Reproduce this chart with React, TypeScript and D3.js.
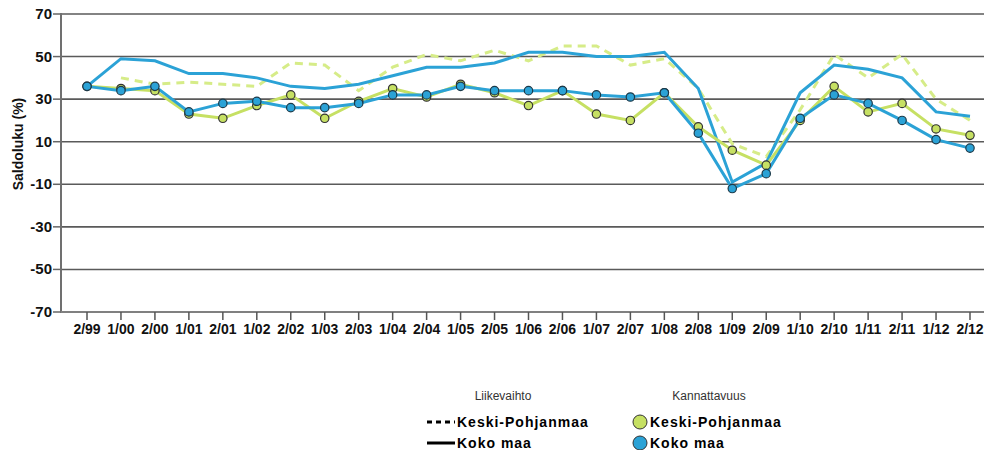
import React from 'react'
import * as d3 from 'd3'

const periods = [
  '2/99', '1/00', '2/00', '1/01', '2/01', '1/02', '2/02', '1/03', '2/03', '1/04', '2/04', '1/05', '2/05', '1/06',
  '2/06', '1/07', '2/07', '1/08', '2/08', '1/09', '2/09', '1/10', '2/10', '1/11', '2/11', '1/12', '2/12',
]
// Liikevaihto (turnover)
const salesKP: (number | null)[] = [
  null, 40, 37, 38, 37, 36, 47, 46, 34, 45, 51, 48, 53, 48, 55, 55, 46, 49, 35, 9, 3, 25, 51, 40, 51, 30, 20,
]
const salesKoko = [36, 49, 48, 42, 42, 40, 36, 35, 37, 41, 45, 45, 47, 52, 52, 50, 50, 52, 35, -9, 0, 33, 46, 44, 40, 24, 22]
// Kannattavuus (profitability)
const profitKP = [36, 35, 34, 23, 21, 27, 32, 21, 29, 35, 31, 37, 33, 27, 34, 23, 20, 33, 17, 6, -1, 20, 36, 24, 28, 16, 13]
const profitKoko = [36, 34, 36, 24, 28, 29, 26, 26, 28, 32, 32, 36, 34, 34, 34, 32, 31, 33, 14, -12, -5, 21, 32, 28, 20, 11, 7]
const yTicks = [70, 50, 30, 10, -10, -30, -50, -70]

const BLUE = '#2ba2d6'
const GREEN = '#c6e063'
const GREEN_DASH = '#d6ec88'
const FONT = "Arial, 'Liberation Sans', sans-serif"

const App = () => {
  const width = 984
  const height = 450
  const left = 61
  const top = 14
  const bottom = 312

  const x = d3.scalePoint<string>().domain(periods).range([87, 970])
  const y = d3.scaleLinear().domain([-70, 70]).range([bottom, top])

  const line = d3
    .line<number | null>()
    .defined((d) => d != null)
    .x((_, i) => x(periods[i]) as number)
    .y((d) => y(d as number))

  return (
    <svg width={width} height={height} style={{ position: 'absolute', left: 0, top: 0 }} fontFamily={FONT}>
      <rect width={width} height={height} fill='#fff' />
      {/* grid */}
      {yTicks.map((t) => (
        <g key={t}>
          {t !== -70 && <line x1={left} x2={width} y1={y(t)} y2={y(t)} stroke='#5a5a5a' strokeWidth={1.6} />}
          <line x1={left - 8} x2={left} y1={y(t)} y2={y(t)} stroke='#666' strokeWidth={1.5} />
          <text x={left - 9} y={y(t) + 5} textAnchor='end' fontSize={15} fontWeight='bold' fill='#111'>
            {t}
          </text>
        </g>
      ))}
      <line x1={left} x2={left} y1={top - 1} y2={bottom + 1} stroke='#707070' strokeWidth={2} />
      <line x1={left} x2={width} y1={bottom} y2={bottom} stroke='#808080' strokeWidth={2} />
      {periods.map((p) => (
        <g key={p}>
          <line x1={x(p)} x2={x(p)} y1={bottom} y2={bottom + 8} stroke='#555' strokeWidth={1.5} />
          <text x={x(p)} y={334} textAnchor='middle' fontSize={14} fontWeight='bold' fill='#111'>
            {p}
          </text>
        </g>
      ))}
      <text
        transform={`translate(23, 144) rotate(-90)`}
        textAnchor='middle'
        fontSize={14}
        fontWeight='bold'
        fill='#111'
      >
        Saldoluku (%)
      </text>

      {/* series */}
      <path d={line(salesKP) || ''} fill='none' stroke={GREEN_DASH} strokeWidth={3} strokeDasharray='8 6' />
      <path d={line(salesKoko) || ''} fill='none' stroke={BLUE} strokeWidth={3} />
      <path d={line(profitKP) || ''} fill='none' stroke={GREEN} strokeWidth={3} />
      <path d={line(profitKoko) || ''} fill='none' stroke={BLUE} strokeWidth={3} />
      {profitKP.map((v, i) => (
        <circle key={`g${i}`} cx={x(periods[i])} cy={y(v)} r={4.2} fill={GREEN} stroke='#333' strokeWidth={1.2} />
      ))}
      {profitKoko.map((v, i) => (
        <circle key={`b${i}`} cx={x(periods[i])} cy={y(v)} r={4.2} fill={BLUE} stroke='#1b3a4a' strokeWidth={1.2} />
      ))}

      {/* legend */}
      <text x={503} y={400} textAnchor='middle' fontSize={12} fill='#333'>
        Liikevaihto
      </text>
      <text x={709} y={400} textAnchor='middle' fontSize={12} fill='#333'>
        Kannattavuus
      </text>
      <line x1={427} x2={455} y1={422} y2={422} stroke='#000' strokeWidth={3} strokeDasharray='5 4' />
      <text x={457} y={427} fontSize={14} fontWeight='bold' letterSpacing={1} fill='#000'>
        Keski-Pohjanmaa
      </text>
      <line x1={427} x2={455} y1={443} y2={443} stroke='#000' strokeWidth={3} />
      <text x={457} y={448} fontSize={14} fontWeight='bold' letterSpacing={1} fill='#000'>
        Koko maa
      </text>
      <circle cx={640} cy={422} r={7} fill={GREEN} stroke='#333' strokeWidth={1} />
      <text x={650} y={427} fontSize={14} fontWeight='bold' letterSpacing={1} fill='#000'>
        Keski-Pohjanmaa
      </text>
      <circle cx={640} cy={443} r={7} fill={BLUE} stroke='#333' strokeWidth={1} />
      <text x={650} y={448} fontSize={14} fontWeight='bold' letterSpacing={1} fill='#000'>
        Koko maa
      </text>
    </svg>
  )
}

export default App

**Problem**. Copy out each line exactly, without the pictures.

**The result**.
Reproduce this chart with React, TypeScript and D3.js.
import React from 'react'
import * as d3 from 'd3'

const periods = [
  '2/99', '1/00', '2/00', '1/01', '2/01', '1/02', '2/02', '1/03', '2/03', '1/04', '2/04', '1/05', '2/05', '1/06',
  '2/06', '1/07', '2/07', '1/08', '2/08', '1/09', '2/09', '1/10', '2/10', '1/11', '2/11', '1/12', '2/12',
]
// Liikevaihto (turnover)
const salesKP: (number | null)[] = [
  null, 40, 37, 38, 37, 36, 47, 46, 34, 45, 51, 48, 53, 48, 55, 55, 46, 49, 35, 9, 3, 25, 51, 40, 51, 30, 20,
]
const salesKoko = [36, 49, 48, 42, 42, 40, 36, 35, 37, 41, 45, 45, 47, 52, 52, 50, 50, 52, 35, -9, 0, 33, 46, 44, 40, 24, 22]
// Kannattavuus (profitability)
const profitKP = [36, 35, 34, 23, 21, 27, 32, 21, 29, 35, 31, 37, 33, 27, 34, 23, 20, 33, 17, 6, -1, 20, 36, 24, 28, 16, 13]
const profitKoko = [36, 34, 36, 24, 28, 29, 26, 26, 28, 32, 32, 36, 34, 34, 34, 32, 31, 33, 14, -12, -5, 21, 32, 28, 20, 11, 7]
const yTicks = [70, 50, 30, 10, -10, -30, -50, -70]

const BLUE = '#2ba2d6'
const GREEN = '#c6e063'
const GREEN_DASH = '#d6ec88'
const FONT = "Arial, 'Liberation Sans', sans-serif"

const App = () => {
  const width = 984
  const height = 450
  const left = 61
  const top = 14
  const bottom = 312

  const x = d3.scalePoint<string>().domain(periods).range([87, 970])
  const y = d3.scaleLinear().domain([-70, 70]).range([bottom, top])

  const line = d3
    .line<number | null>()
    .defined((d) => d != null)
    .x((_, i) => x(periods[i]) as number)
    .y((d) => y(d as number))

  return (
    <svg width={width} height={height} style={{ position: 'absolute', left: 0, top: 0 }} fontFamily={FONT}>
      <rect width={width} height={height} fill='#fff' />
      {/* grid */}
      {yTicks.map((t) => (
        <g key={t}>
          {t !== -70 && <line x1={left} x2={width} y1={y(t)} y2={y(t)} stroke='#5a5a5a' strokeWidth={1.6} />}
          <line x1={left - 8} x2={left} y1={y(t)} y2={y(t)} stroke='#666' strokeWidth={1.5} />
          <text x={left - 9} y={y(t) + 5} textAnchor='end' fontSize={15} fontWeight='bold' fill='#111'>
            {t}
          </text>
        </g>
      ))}
      <line x1={left} x2={left} y1={top - 1} y2={bottom + 1} stroke='#707070' strokeWidth={2} />
      <line x1={left} x2={width} y1={bottom} y2={bottom} stroke='#808080' strokeWidth={2} />
      {periods.map((p) => (
        <g key={p}>
          <line x1={x(p)} x2={x(p)} y1={bottom} y2={bottom + 8} stroke='#555' strokeWidth={1.5} />
          <text x={x(p)} y={334} textAnchor='middle' fontSize={14} fontWeight='bold' fill='#111'>
            {p}
          </text>
        </g>
      ))}
      <text
        transform={`translate(23, 144) rotate(-90)`}
        textAnchor='middle'
        fontSize={14}
        fontWeight='bold'
        fill='#111'
      >
        Saldoluku (%)
      </text>

      {/* series */}
      <path d={line(salesKP) || ''} fill='none' stroke={GREEN_DASH} strokeWidth={3} strokeDasharray='8 6' />
      <path d={line(salesKoko) || ''} fill='none' stroke={BLUE} strokeWidth={3} />
      <path d={line(profitKP) || ''} fill='none' stroke={GREEN} strokeWidth={3} />
      <path d={line(profitKoko) || ''} fill='none' stroke={BLUE} strokeWidth={3} />
      {profitKP.map((v, i) => (
        <circle key={`g${i}`} cx={x(periods[i])} cy={y(v)} r={4.2} fill={GREEN} stroke='#333' strokeWidth={1.2} />
      ))}
      {profitKoko.map((v, i) => (
        <circle key={`b${i}`} cx={x(periods[i])} cy={y(v)} r={4.2} fill={BLUE} stroke='#1b3a4a' strokeWidth={1.2} />
      ))}

      {/* legend */}
      <text x={503} y={400} textAnchor='middle' fontSize={12} fill='#333'>
        Liikevaihto
      </text>
      <text x={709} y={400} textAnchor='middle' fontSize={12} fill='#333'>
        Kannattavuus
      </text>
      <line x1={427} x2={455} y1={422} y2={422} stroke='#000' strokeWidth={3} strokeDasharray='5 4' />
      <text x={457} y={427} fontSize={14} fontWeight='bold' letterSpacing={1} fill='#000'>
        Keski-Pohjanmaa
      </text>
      <line x1={427} x2={455} y1={443} y2={443} stroke='#000' strokeWidth={3} />
      <text x={457} y={448} fontSize={14} fontWeight='bold' letterSpacing={1} fill='#000'>
        Koko maa
      </text>
      <circle cx={640} cy={422} r={7} fill={GREEN} stroke='#333' strokeWidth={1} />
      <text x={650} y={427} fontSize={14} fontWeight='bold' letterSpacing={1} fill='#000'>
        Keski-Pohjanmaa
      </text>
      <circle cx={640} cy={443} r={7} fill={BLUE} stroke='#333' strokeWidth={1} />
      <text x={650} y={448} fontSize={14} fontWeight='bold' letterSpacing={1} fill='#000'>
        Koko maa
      </text>
    </svg>
  )
}

export default App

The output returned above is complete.